En troisième lieu, le reproche à l'Occident de dépersonnaliser la Trinité en suraccentuant l'unité de l'essence aux dépens de la diversité des personnes ne devrait pas être exagéré. Indubitablement, du fait du scolastisme dégradé qui a prévalu à la fin du Moyen Âge et dans les siècles plus récents, certains, en Occident, traitent la Trinité d'une manière abstraite et schématique. Il est vrai également qu'au début de la période patristique, l'Occident latin eut généralement tendance à aborder la question par l'unité de l'essence divine et d'en dériver la trinité des personnes, tandis que l'Orient grec avait tendance à raisonner en sens inverse, de la trinuité des personnes à l'unicité de l'essence. Mais à ce niveau, nous ne parlons que de tendances générales et non d'opposition irréconciliables ou d'hérésies spécifiques. Si elle est poussé à l'extrême, l'approche occidentale mène au modalisme et au sabellianisme tout comme l'approche orientale mène au trithéisme, à la notion de « trois Dieux. » Mais les grands penseurs représentatifs, en Orient comme en Occident, n'ont pas poussé jusque là. Il est faux de prétendre qu'Augustin néglige le caractère personnel de la Trinité, même s'il hésite à appliquer à Dieu le mot persona ; et il est certainement des théologiens de l'Occident médiéval, comme Richard de Saint-Victor (†1173), pour affirmer une doctrine « sociale » de la Trinité qui s'exprime en terme d'amour réciproque des personnes.

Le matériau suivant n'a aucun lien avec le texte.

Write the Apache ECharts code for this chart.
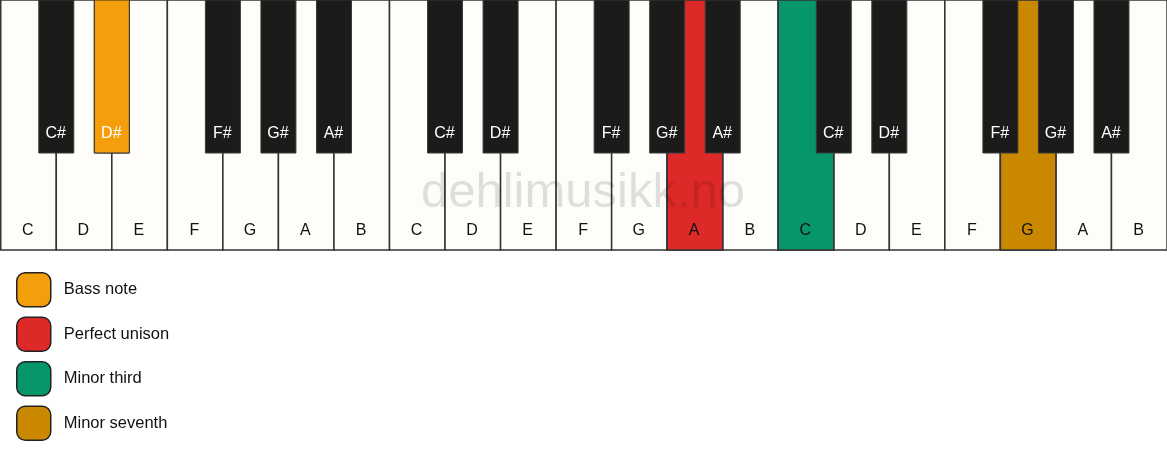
<!DOCTYPE html>
<html>
<head>
<meta charset="utf-8">
<script src="https://cdn.jsdelivr.net/npm/echarts@6/dist/echarts.min.js"></script>
<style>
  html, body { margin: 0; padding: 0; background: #fff; }
  #chart { width: 1167px; height: 461px; }
</style>
</head>
<body>
<div id="chart"></div>
<script>
// keyboard: 3 octaves, white keys left to right
const whiteNames = ['C', 'D', 'E', 'F', 'G', 'A', 'B']
const octaves = 3
// black keys sit on the boundary after this white key index (within an octave)
const blackNames = ['C#', 'D#', 'F#', 'G#', 'A#']
const blackBoundary = [1, 2, 4, 5, 6]

// highlighted notes, one per legend entry
const legendNames = ['Bass note', 'Perfect unison', 'Minor third', 'Minor seventh']
const highlightNotes = ['D#', 'A', 'C', 'G']
const highlightOctave = [0, 1, 2, 2]
const highlightColors = ['#f59e0b', '#de2929', '#06966a', '#c98800']

const watermark = 'dehlimusikk.no'

const FONT = '"Liberation Sans", Arial, sans-serif'
const KEY_H = 250       // y axis range
const BLACK_H = 153
const BLACK_W = 0.63    // in white-key units

// build key lists
let whiteKeys = []
let blackKeys = []
for (let o = 0; o < octaves; o++) {
  whiteNames.forEach((n, i) => whiteKeys.push({ value: [o * 7 + i, 0], name: n }))
  blackNames.forEach((n, i) => blackKeys.push({ value: [o * 7 + blackBoundary[i], 1], name: n }))
}

function keyFor(note, oct) {
  let wi = whiteNames.indexOf(note)
  if (wi >= 0) return { value: [oct * 7 + wi, 0], name: note }
  let bi = blackNames.indexOf(note)
  return { value: [oct * 7 + blackBoundary[bi], 1], name: note }
}

function renderKey(keys, fill) {
  return function (params, api) {
    let pos = api.value(0)
    let black = api.value(1) === 1
    let x0, x1, y1
    if (black) {
      x0 = pos - BLACK_W / 2; x1 = pos + BLACK_W / 2; y1 = BLACK_H
    } else {
      x0 = pos; x1 = pos + 1; y1 = KEY_H
    }
    let a = api.coord([x0, 0])
    let b = api.coord([x1, y1])
    let color = fill || (black ? '#1c1b1a' : '#fffdf9')
    return {
      type: 'rect',
      shape: { x: a[0], y: a[1], width: b[0] - a[0], height: b[1] - a[1] },
      style: {
        fill: color,
        stroke: black && !fill ? '#3a3a3a' : '#333',
        lineWidth: black ? 1 : 1.5
      },
      textContent: {
        style: {
          text: keys[params.dataIndex].name,
          fill: black ? '#fff' : '#111',
          font: '16px ' + FONT,
          align: 'center',
          verticalAlign: 'middle'
        }
      },
      textConfig: {
        position: [(b[0] - a[0]) / 2, black ? 134 : 231]
      }
    }
  }
}

let series = [
  { type: 'custom', name: 'white', z: 1, renderItem: renderKey(whiteKeys, null), data: whiteKeys, silent: true },
  { type: 'custom', name: 'black', z: 3, renderItem: renderKey(blackKeys, null), data: blackKeys, silent: true }
]
legendNames.forEach((name, i) => {
  let key = keyFor(highlightNotes[i], highlightOctave[i])
  series.push({
    type: 'custom',
    name: name,
    z: key.value[1] === 1 ? 4 : 2,
    itemStyle: { color: highlightColors[i] },
    renderItem: renderKey([key], highlightColors[i]),
    data: [key],
    silent: true
  })
})

const chart = echarts.init(document.getElementById('chart'))
chart.setOption({
  animation: false,
  grid: { left: 0.75, top: 0, width: 1167, height: KEY_H },
  xAxis: { type: 'value', min: 0, max: whiteNames.length * octaves, show: false },
  yAxis: { type: 'value', min: 0, max: KEY_H, inverse: true, show: false },
  legend: {
    data: legendNames,
    orient: 'vertical',
    left: 16,
    top: 272,
    padding: 0,
    itemWidth: 34,
    itemHeight: 34,
    itemGap: 9,
    icon: 'roundRect',
    selectedMode: false,
    itemStyle: { borderColor: '#222', borderWidth: 1.5 },
    textStyle: { fontFamily: FONT, fontSize: 16.5, color: '#111', padding: [0, 0, 0, 8] }
  },
  graphic: [{
    type: 'text',
    x: 583,
    y: 193,
    z: 100,
    silent: true,
    style: {
      text: watermark,
      font: '49px ' + FONT,
      fill: 'rgba(0,0,0,0.12)',
      textAlign: 'center',
      textVerticalAlign: 'middle'
    }
  }],
  series: series
})
</script>
</body>
</html>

Pour toutes ces raisons, il y a aujourd'hui une écoles de théologiens orthodoxes qui croient que la divergence entre l'Orient et l'Occident à propos du Filioque, malgré toute son importance, est loin d'être aussi fondamentale que Lossky et ses disciples l'affirment. La conception catholique romaine de la personne et de l'action du Saint Esprit - conclut ce second groupe de théologiens orthodoxes - n'est pas fondamentalement différente de celle de l'Orient chrétien; et ainsi nous pouvons espérer que, dans le dialogue d'aujourd'hui entre les Orthodoxes et les Catholiques romains, il sera possible d'arriver un jour à un accord sur cette épineuse question.